Irish And Chinese Top The ‘Lucky’ Stats
The argument started with a discussion about “the luck of the Irish” at the beginning of the Open championship week at Royal Portrush. Shane Lowry believed in it for a start, and that was five days before he lifted the Claret Jug. As he saw it, the Irish were a lucky people and, by way of expanding on that belief, he said that he, personally, felt rather better-placed in that department than some of his overseas colleagues. “My glass tends to be half full,” he said.
Next up was Li Haotong, China’s top player of the moment and one who has known a tie for seventh and a tie for 11th in the WGC-HSBC Champions. He was not about to deny that the Irish were lucky. He had always thought they were that. Yet, in his eyes, they were not the luckiest. To him, that honour was the province of the Chinese.
Over in the women’s professional game, Lin Xiyu, when she was playing in the recent Women’s British Open at Woburn, said that her mother had told her off for not courting more in the way of Chinese luck. “She told me that I was wearing too much blue and that I needed to switch to oranges and reds. That was one tip, and the idea of keeping a goldfish in the family house was second on her list.”
Aside from setting much store in the colour red, the Chinese will tell you that numbers can similarly connote good fortune, with eight the best bet. So much so that a rich businessman not so long ago paid $140,000 to have a number plate featuring as many as four eights. This, in turn, had prompted the thought that if Li Haotong had been shaping to win on the Sunday at Portrush, he would happily have forked out $140,000 not to have an eight on his scorecard.
Not too many years ago, Graeme McDowell set about doubling up on his Irish luck by adding a helping of its Chinese equivalent. He had his chance when a group of players were taken to the HSBC head office in Hong Kong and the visitors were advised that anyone who touched the claws of one of the two bronze lions standing sentinel outside the entrance could expect to be lucky. McDowell put both hands on one paw and reckoned that that was the best way forward. Good thinking on his part; he has finished third or equal third on three of the four occasions he has played since then.

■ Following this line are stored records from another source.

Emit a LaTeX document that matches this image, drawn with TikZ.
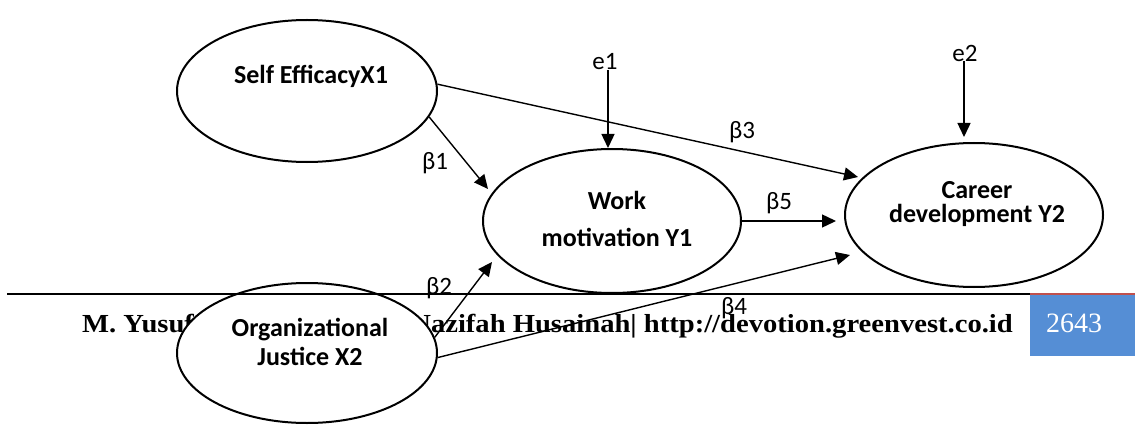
\documentclass[tikz,border=0pt]{standalone}
\usepackage{fontspec}
\setmainfont{Carlito}
\newfontfamily\footfont{Liberation Serif}
\usetikzlibrary{arrows.meta,shapes.geometric}
\definecolor{pgblue}{HTML}{558ED5}
\definecolor{pgred}{HTML}{C0504D}
\tikzset{
  latent/.style={ellipse,draw=black,line width=2pt,fill=white,inner sep=0pt},
  lbl/.style={font=\fontsize{26}{30}\selectfont\bfseries,align=center,inner sep=0pt},
  coef/.style={font=\fontsize{25}{30}\selectfont,inner sep=0pt},
  path arrow/.style={line width=1.4pt,-{Triangle[length=14pt,width=13pt]}},
  foot/.style={font=\footfont\fontsize{26}{28}\selectfont\bfseries,inner sep=0pt,anchor=base west}
}
\begin{document}
\begin{tikzpicture}[x=1pt,y=-1pt]
\useasboundingbox (0,0) rectangle (1135,425);
% footer text (behind)
\node[foot] (f1) at (82,332) {\scalebox{1.1}[1]{M. Yusuf}};
\node[foot,anchor=base east] (f2) at (1013,332) {\scalebox{1.1}[1]{Nazifah Husainah| http://devotion.greenvest.co.id}};
% latent variables
\node[latent,minimum width=260pt,minimum height=142pt] (se) at (307,91) {};
\node[latent,minimum width=258pt,minimum height=144pt] (wm) at (612,221) {};
\node[latent,minimum width=258pt,minimum height=144pt] (cd) at (974,215) {};
\node[latent,minimum width=260pt,minimum height=140pt] (oj) at (307,353) {};
% labels
\node[lbl] (tse) at (311,76) {Self EfficacyX1};
\node[lbl] (twm1) at (617,200) {Work};
\node[lbl] (twm2) at (617,237) {motivation Y1};
\node[lbl] (tcd1) at (977,190) {Career};
\begin{scope}
\clip (880,195) rectangle (1065,240);
\node[lbl] (tcd2) at (977,215) {development Y2};
\end{scope}
\node[lbl] (toj1) at (310,330) {Organizational};
\node[lbl] (toj2) at (310,356) {Justice X2};
% footer rule and page number box
\draw[line width=2pt] (7,294) -- (1030,294);
\fill[pgblue] (1030,293) rectangle (1135,356);
\fill[pgred] (1030,292.5) rectangle (1135,295);
\node[font=\footfont\fontsize{28}{30}\selectfont,text=white,inner sep=0pt] (pg) at (1074,323) {2643};
% error terms
\node[coef] (e1) at (605,62) {e1};
\node[coef] (e2) at (965,53) {e2};
\coordinate (e1t) at (608,148);
\coordinate (e2t) at (964,137);
\draw[path arrow] (e1.south -| e1t) -- (e1t);
\draw[path arrow] (e2.south -| e2t) -- (e2t);
% paths
\coordinate (t1) at (488,189);
\coordinate (t2) at (492,262);
\coordinate (t3) at (858,177);
\coordinate (t4) at (850,255);
\coordinate (t5) at (836,221);
\draw[path arrow] (se.-12.5) -- (t1);
\draw[path arrow] (oj.7) -- (t2);
\draw[path arrow] (se.3) -- (t3);
\draw[path arrow] (oj.-2) -- (t4);
\draw[path arrow] (wm.east) -- (t5);
\node[coef] (b1) at (435,163) {β1};
\node[coef] (b2) at (439,288) {β2};
\node[coef] (b3) at (742,132) {β3};
\node[coef] (b4) at (734,308) {β4};
\node[coef] (b5) at (779,203) {β5};
\end{tikzpicture}
\end{document}
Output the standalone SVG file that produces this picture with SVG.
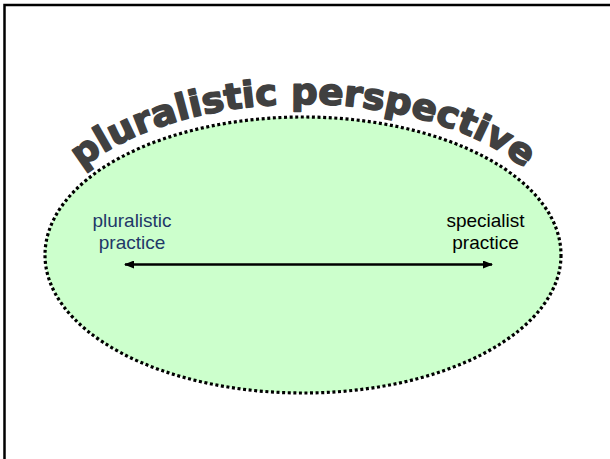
<svg xmlns="http://www.w3.org/2000/svg" width="610" height="459" viewBox="0 0 610 459">
  <style>
    .lbl { font-family: "Liberation Sans", Arial, sans-serif; font-size: 19px; text-anchor: middle; }
    .arc { font-family: "DejaVu Sans", "Liberation Sans", sans-serif; font-weight: bold; font-size: 36px; fill: #404040; stroke: #404040; stroke-width: 1.6; stroke-linejoin: round; }
  </style>
  <defs>
    <marker id="ah" viewBox="0 0 10 8" refX="9" refY="4" markerWidth="10" markerHeight="8" markerUnits="userSpaceOnUse" orient="auto-start-reverse">
      <path d="M0,0 L10,4 L0,8 Z" fill="#000"/>
    </marker>
    <path id="arcPath" d="M31,257 A272,153 0 0 1 575,257"/>
  </defs>
  <rect width="610" height="459" fill="#fff"/>
  <path d="M4.5,459 L4.5,5 L612,5" fill="none" stroke="#000" stroke-width="2.5"/>
  <g id="ellipse">
    <ellipse cx="303" cy="255" rx="258" ry="138" fill="#ccffcc" stroke="#000" stroke-width="3.2" stroke-dasharray="3 2.6"/>
  </g>
  <g id="title">
    <text class="arc"><textPath href="#arcPath" startOffset="50%" text-anchor="middle" textLength="470" lengthAdjust="spacingAndGlyphs">pluralistic perspective</textPath></text>
  </g>
  <g id="pluralistic-practice">
    <text class="lbl" x="132" y="227" fill="#1f3868">pluralistic</text>
    <text class="lbl" x="132" y="249" fill="#1f3868">practice</text>
  </g>
  <g id="specialist-practice">
    <text class="lbl" x="485.5" y="227" fill="#000">specialist</text>
    <text class="lbl" x="485.5" y="249" fill="#000">practice</text>
  </g>
  <g id="connectors">
    <line x1="125" y1="264.5" x2="492" y2="264.5" stroke="#000" stroke-width="2.5" marker-start="url(#ah)" marker-end="url(#ah)"/>
  </g>
</svg>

Matt Kuchar was another to be easily drawn to the ‘lucky’ subject. He felt it made sense to latch on to whatever might be going and, during the Portrush week, he evinced more than a passing interest in those Irish leprechauns who are said to guard pots of gold at the end of the odd rainbow. Intriguingly, Kuchar had a table-tennis lesson from a Chinese expert when he was at Sheshan in 2017, the idea being that he would have better luck when it came to playing Marty Dou, the first Chinese-born player to win his PGA tour card while still a teenager. In his and Dou’s only previous table-tennis encounter, the lad had thrashed him.
Jimmy Walker, the former PGA champion, after giving serious thought as to whether the Irish were had the edge in terms of luck, decided that every golfer who had known success – and that takes in virtually everyone in this HSBC field of 2019 – is lucky.
Walker remembers winning a tournament in which one of his drives down the stretch came within the proverbial whisker of being out of bounds. A couple of referees had arrived with measuring tapes and pieces of string and, after much deliberation, they decided that it was in bounds ‘by half a golf ball’.
“That was my piece of out-and-out luck,” said Walker. “If it had been out of bounds, I wouldn’t have won.”